I've pretty keenly felt the "can't actually have everything" this year, since my youngest has been so dependent. My free time a week is measured in a couple of hours total, but if I had never had kids, I don't know if I would have the same drive to get published.

As for the balancing (and keep in mind this comes from a stay at home mom, so my experiences are not universal). First I have an awesome partner. My husband gets it, and my lack of free time this last year hasn't been because he isn't pitching in. Second I make choices, I've seen the little triangle diagrams where it says: sanity, clean house, writing. Pick one (or two). With parenting it's more like: self care, clean house, homemade dinners, kids activities, writing, sleep. Pick two, maybe three, and some days you'll only get one.

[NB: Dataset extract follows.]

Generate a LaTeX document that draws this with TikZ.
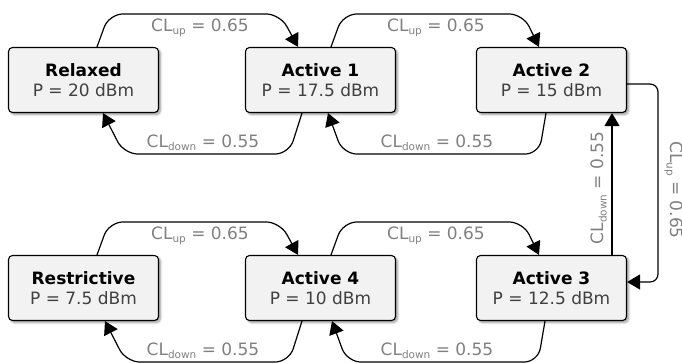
\documentclass[tikz,border=0pt]{standalone}
\usepackage{fontspec}
\setmainfont{DejaVu Sans}
\usetikzlibrary{arrows.meta,calc,shadows.blur}
\definecolor{boxfill}{HTML}{F2F2F2}
\definecolor{lblgray}{HTML}{808080}
\definecolor{ptext}{HTML}{404040}
\newcommand{\lsub}[1]{\raisebox{-3.5pt}{\fontsize{10.5}{10}\selectfont #1}}
\begin{document}
\begin{tikzpicture}[x=1pt,y=-1pt,
  state/.style={draw=black, line width=1.1pt, fill=boxfill, rounded corners=4pt,
    minimum width=150pt, minimum height=65pt, inner sep=0pt, align=center,
    font=\fontsize{17}{20}\selectfont,
    blur shadow={shadow xshift=2pt, shadow yshift=-2pt, shadow blur steps=6, shadow opacity=40}},
  arr/.style={draw=black, line width=1.2pt, rounded corners=14pt, -{Triangle[length=13pt,width=15pt]}},
  lbl/.style={text=lblgray, font=\fontsize{17}{20}\selectfont, anchor=base, inner sep=0pt}]
\useasboundingbox (0,0) rectangle (682,362);

\node[state] (R)  at (83.5,80)  {\textbf{Relaxed}\\\textcolor{ptext}{P = 20 dBm}};
\node[state] (A1) at (320.5,80) {\textbf{Active 1}\\\textcolor{ptext}{P = 17.5 dBm}};
\node[state] (A2) at (551.5,80) {\textbf{Active 2}\\\textcolor{ptext}{P = 15 dBm}};
\node[state] (RS) at (83.5,288) {\textbf{Restrictive}\\\textcolor{ptext}{P = 7.5 dBm}};
\node[state] (A4) at (320.5,288) {\textbf{Active 4}\\\textcolor{ptext}{P = 10 dBm}};
\node[state] (A3) at (551.5,288) {\textbf{Active 3}\\\textcolor{ptext}{P = 12.5 dBm}};

% top row
\draw[arr] ($(R.north)+(13.5,0)$) -- ++(12,-33) -- ($(A1.north)+(-40.5,-33)$) -- ($(A1.north)+(-22.5,0)$);
\draw[arr] ($(A1.north)+(10.5,0)$) -- ++(12,-33) -- ($(A2.north)+(-28.5,-33)$) -- ($(A2.north)+(-12.5,0)$);
\draw[arr] ($(A1.south)+(-18.5,0)$) -- ++(-13,41) -- ($(R.south)+(40.5,41)$) -- ($(R.south)+(19.5,0)$);
\draw[arr] ($(A2.south)+(-5.5,0)$) -- ++(-7,41) -- ($(A1.south)+(22.5,41)$) -- ($(A1.south)+(7.5,0)$);

% bottom row
\draw[arr] ($(RS.north)+(13.5,0)$) -- ++(12,-33) -- ($(A4.north)+(-40.5,-33)$) -- ($(A4.north)+(-22.5,0)$);
\draw[arr] ($(A4.north)+(10.5,0)$) -- ++(12,-33) -- ($(A3.north)+(-28.5,-33)$) -- ($(A3.north)+(-12.5,0)$);
\draw[arr] ($(A4.south)+(-18.5,0)$) -- ++(-13,41) -- ($(RS.south)+(42.5,41)$) -- ($(RS.south)+(21.5,0)$);
\draw[arr] ($(A3.south)+(-6.5,0)$) -- ++(-7,41) -- ($(A4.south)+(26.5,41)$) -- ($(A4.south)+(11.5,0)$);

% right side
\draw[arr, rounded corners=8pt] ($(A2.east)+(0,4)$) -- ($(A2.east)+(31,4)$) -- ($(A3.east)+(31,-6)$) -- ($(A3.east)+(0,-6)$);
\draw[arr] ($(A3.north)+(60.5,0)$) -- ($(A2.south)+(60.5,0)$);

% labels
\node[lbl] (l1) at (200,31) {CL\lsub{up} = 0.65};
\node[lbl] (l2) at (436,31) {CL\lsub{up} = 0.65};
\node[lbl] (l3) at (203,147) {CL\lsub{down} = 0.55};
\node[lbl] (l4) at (437,147) {CL\lsub{down} = 0.55};
\node[lbl] (l5) at (200,239) {CL\lsub{up} = 0.65};
\node[lbl] (l6) at (436,239) {CL\lsub{up} = 0.65};
\node[lbl] (l7) at (203,355) {CL\lsub{down} = 0.55};
\node[lbl] (l8) at (437,355) {CL\lsub{down} = 0.55};
\node[lbl, rotate=-90] (l9) at (670,190) {CL\lsub{up} = 0.65};
\node[lbl, rotate=90] (l10) at (603,188) {CL\lsub{down} = 0.55};
\end{tikzpicture}
\end{document}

Some days I don't write (and lets face it, that's most days recently) and that's ok. Some days I end up living on chocolate covered fruit and crackers and wear PJ's all day, or the kids eat fast food, or the floor is carpeted with toys. Not beating myself up about what I can't do (and that is a work in progress) is a big thing. Strategically giving up other activities was another thing that helped me balance. I used to knit, sew, bake crazy things, do a dance class, LARP, read a lot, play MMORGs, do a weekly gaming group... and I had to make choices and cut some of those out completely (MMORG's, knitting, dancing, weekly gaming), and make the others very occasional.

Once I had carved out as much time as I could, I joined a "meet in person" writing group, picked up an alphasmart (it keeps me focused on putting words down since there is no internet), and started finding places outside of my house to write. McDonalds ended up being one of the better places since they were open until 11 pm at night. About a third of my first book was probably written there. The oldest goes to kindergarten this August, and I have two more years till the youngest is old enough for part time preschool. He's slowly starting to sleep longer (two nights of 6 hours of sleep for me this week, woot!) and be less dependent on me so I'm hoping that I can get back to some sort of schedule by this summer.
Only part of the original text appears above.